**Task goal**: Will you write out the data exactly, excluding every picture?

**Given data**:
# # # #

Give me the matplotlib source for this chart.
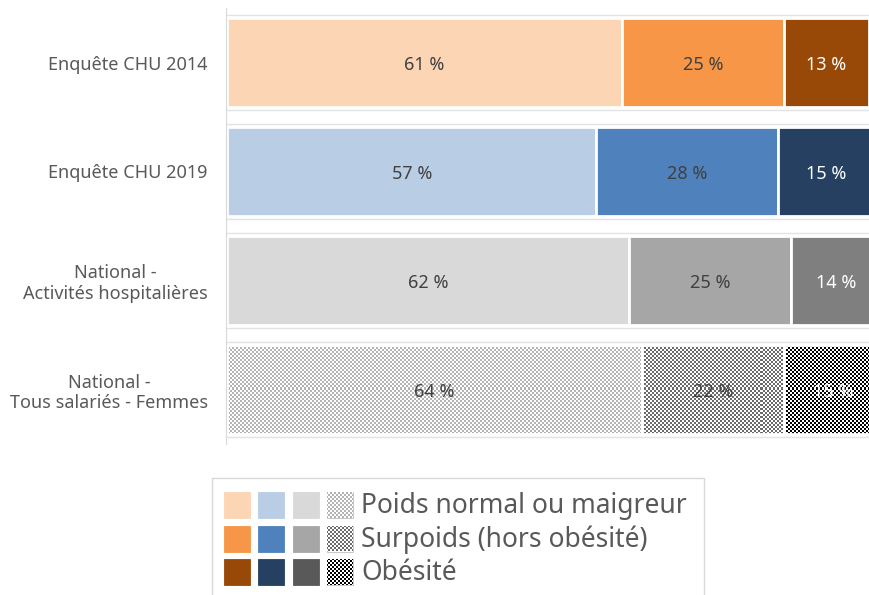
import numpy as np
import matplotlib
matplotlib.use('Agg')
import matplotlib.pyplot as plt
from matplotlib.patches import Rectangle

plt.rcParams['font.family'] = ['Noto Sans', 'DejaVu Sans']

categories = ['Enquête CHU 2014', 'Enquête CHU 2019',
              'National -\nActivités hospitalières',
              'National -\nTous salariés - Femmes']
series = ['Poids normal ou maigreur', 'Surpoids (hors obésité)', 'Obésité']
normal = [61, 57, 62, 64]
surpoids = [25, 28, 25, 22]
obesite = [13, 15, 14, 15]

# one colour set per row: (normal, surpoids, obesite); None = checker pattern
row_colors = [['#fcd5b5', '#f79646', '#984807'],
              ['#b9cde5', '#4f81bd', '#254061'],
              ['#d9d9d9', '#a6a6a6', '#7f7f7f'],
              [None, None, None]]
legend_colors = [['#fcd5b5', '#f79646', '#984807'],
                 ['#b9cde5', '#4f81bd', '#254061'],
                 ['#d9d9d9', '#a6a6a6', '#595959'],
                 [None, None, None]]
# checker pattern (dark cell colour) per series
checker_dark = ['#b4b4b4', '#6a6a6a', '#000000']
label_colors = ['#404040', '#404040', 'white']

W, H = 870, 595
fig = plt.figure(figsize=(W / 100, H / 100), dpi=100)
ax_left, ax_top, ax_bot = 226, 8, 444
ax = fig.add_axes([ax_left / W, 1 - ax_bot / H, 1 - ax_left / W, (ax_bot - ax_top) / H])
ax.patch.set_visible(False)


def checker(h, w, dark):
    yy, xx = np.mgrid[0:h, 0:w]
    mask = ((yy // 2 + xx // 2) % 2).astype(float)
    c = np.array(matplotlib.colors.to_rgb(dark))
    img = np.ones((h, w, 3))
    img[mask == 1] = c
    return img


xlim = (-0.15, 99.2)
ylim = (3.5, -0.5)
bh = 0.82
y = np.arange(len(categories))
vals = [normal, surpoids, obesite]
left = np.zeros(len(categories))
for j, v in enumerate(vals):
    for i in range(len(categories)):
        col = row_colors[i][j]
        bar = ax.barh(y[i], v[i], left=left[i], height=bh,
                      color=col if col else 'white', edgecolor='white',
                      linewidth=2, zorder=1)[0]
        if col is None:
            im = ax.imshow(checker(ax_bot - ax_top, W - ax_left, checker_dark[j]),
                           extent=(xlim[0], xlim[1], ylim[0], ylim[1]),
                           aspect='auto', interpolation='nearest', zorder=1.5)
            im.set_clip_path(bar)
            ax.barh(y[i], v[i], left=left[i], height=bh, color='none',
                    edgecolor='white', linewidth=2, zorder=2)
        ax.text(left[i] + v[i] / 2, y[i] + 0.025, f'{v[i]} %', ha='center',
                va='center', fontsize=13, color=label_colors[j], zorder=3)
    left += np.array(v)

for i in y:
    for d in (-0.44, 0.44):
        ax.axhline(i + d, color='#e3e3e3', lw=1, zorder=0)

ax.set_xlim(*xlim)
ax.set_ylim(*ylim)
ax.set_yticks(y)
ax.set_yticklabels(categories, fontsize=13, color='#595959')
for lbl in ax.get_yticklabels():
    lbl.set_multialignment('center')
ax.tick_params(axis='y', length=0, pad=13)
ax.set_xticks([])
for s in ['top', 'right', 'bottom']:
    ax.spines[s].set_visible(False)
ax.spines['left'].set_color('#d9d9d9')

# legend drawn in figure pixel coordinates
lax = fig.add_axes([0, 0, 1, 1])
lax.set_xlim(0, W)
lax.set_ylim(H, 0)
lax.axis('off')
lax.add_patch(Rectangle((212, 478), 492, 130, facecolor='white',
                        edgecolor='#d9d9d9', lw=1))
for j, name in enumerate(series):
    ry = 492 + j * 33.5
    for k in range(len(legend_colors)):
        rx = 224 + k * 34.3
        col = legend_colors[k][j]
        sw = Rectangle((rx, ry), 26, 26, facecolor=col if col else 'white',
                       edgecolor='#bfbfbf' if col is None else col, lw=0.6)
        lax.add_patch(sw)
        if col is None:
            im = lax.imshow(checker(H, W, checker_dark[j]), extent=(0, W, H, 0),
                            aspect='auto', interpolation='nearest', zorder=2)
            im.set_clip_path(sw)
    lax.text(361, ry + 14, name, fontsize=19, color='#595959', va='center')
lax.set_xlim(0, W)
lax.set_ylim(H, 0)

fig.savefig('out.png', dpi=100)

# # # #

**Complete response**:
Give me the matplotlib source for this chart.
import numpy as np
import matplotlib
matplotlib.use('Agg')
import matplotlib.pyplot as plt
from matplotlib.patches import Rectangle

plt.rcParams['font.family'] = ['Noto Sans', 'DejaVu Sans']

categories = ['Enquête CHU 2014', 'Enquête CHU 2019',
              'National -\nActivités hospitalières',
              'National -\nTous salariés - Femmes']
series = ['Poids normal ou maigreur', 'Surpoids (hors obésité)', 'Obésité']
normal = [61, 57, 62, 64]
surpoids = [25, 28, 25, 22]
obesite = [13, 15, 14, 15]

# one colour set per row: (normal, surpoids, obesite); None = checker pattern
row_colors = [['#fcd5b5', '#f79646', '#984807'],
              ['#b9cde5', '#4f81bd', '#254061'],
              ['#d9d9d9', '#a6a6a6', '#7f7f7f'],
              [None, None, None]]
legend_colors = [['#fcd5b5', '#f79646', '#984807'],
                 ['#b9cde5', '#4f81bd', '#254061'],
                 ['#d9d9d9', '#a6a6a6', '#595959'],
                 [None, None, None]]
# checker pattern (dark cell colour) per series
checker_dark = ['#b4b4b4', '#6a6a6a', '#000000']
label_colors = ['#404040', '#404040', 'white']

W, H = 870, 595
fig = plt.figure(figsize=(W / 100, H / 100), dpi=100)
ax_left, ax_top, ax_bot = 226, 8, 444
ax = fig.add_axes([ax_left / W, 1 - ax_bot / H, 1 - ax_left / W, (ax_bot - ax_top) / H])
ax.patch.set_visible(False)


def checker(h, w, dark):
    yy, xx = np.mgrid[0:h, 0:w]
    mask = ((yy // 2 + xx // 2) % 2).astype(float)
    c = np.array(matplotlib.colors.to_rgb(dark))
    img = np.ones((h, w, 3))
    img[mask == 1] = c
    return img


xlim = (-0.15, 99.2)
ylim = (3.5, -0.5)
bh = 0.82
y = np.arange(len(categories))
vals = [normal, surpoids, obesite]
left = np.zeros(len(categories))
for j, v in enumerate(vals):
    for i in range(len(categories)):
        col = row_colors[i][j]
        bar = ax.barh(y[i], v[i], left=left[i], height=bh,
                      color=col if col else 'white', edgecolor='white',
                      linewidth=2, zorder=1)[0]
        if col is None:
            im = ax.imshow(checker(ax_bot - ax_top, W - ax_left, checker_dark[j]),
                           extent=(xlim[0], xlim[1], ylim[0], ylim[1]),
                           aspect='auto', interpolation='nearest', zorder=1.5)
            im.set_clip_path(bar)
            ax.barh(y[i], v[i], left=left[i], height=bh, color='none',
                    edgecolor='white', linewidth=2, zorder=2)
        ax.text(left[i] + v[i] / 2, y[i] + 0.025, f'{v[i]} %', ha='center',
                va='center', fontsize=13, color=label_colors[j], zorder=3)
    left += np.array(v)

for i in y:
    for d in (-0.44, 0.44):
        ax.axhline(i + d, color='#e3e3e3', lw=1, zorder=0)

ax.set_xlim(*xlim)
ax.set_ylim(*ylim)
ax.set_yticks(y)
ax.set_yticklabels(categories, fontsize=13, color='#595959')
for lbl in ax.get_yticklabels():
    lbl.set_multialignment('center')
ax.tick_params(axis='y', length=0, pad=13)
ax.set_xticks([])
for s in ['top', 'right', 'bottom']:
    ax.spines[s].set_visible(False)
ax.spines['left'].set_color('#d9d9d9')

# legend drawn in figure pixel coordinates
lax = fig.add_axes([0, 0, 1, 1])
lax.set_xlim(0, W)
lax.set_ylim(H, 0)
lax.axis('off')
lax.add_patch(Rectangle((212, 478), 492, 130, facecolor='white',
                        edgecolor='#d9d9d9', lw=1))
for j, name in enumerate(series):
    ry = 492 + j * 33.5
    for k in range(len(legend_colors)):
        rx = 224 + k * 34.3
        col = legend_colors[k][j]
        sw = Rectangle((rx, ry), 26, 26, facecolor=col if col else 'white',
                       edgecolor='#bfbfbf' if col is None else col, lw=0.6)
        lax.add_patch(sw)
        if col is None:
            im = lax.imshow(checker(H, W, checker_dark[j]), extent=(0, W, H, 0),
                            aspect='auto', interpolation='nearest', zorder=2)
            im.set_clip_path(sw)
    lax.text(361, ry + 14, name, fontsize=19, color='#595959', va='center')
lax.set_xlim(0, W)
lax.set_ylim(H, 0)

fig.savefig('out.png', dpi=100)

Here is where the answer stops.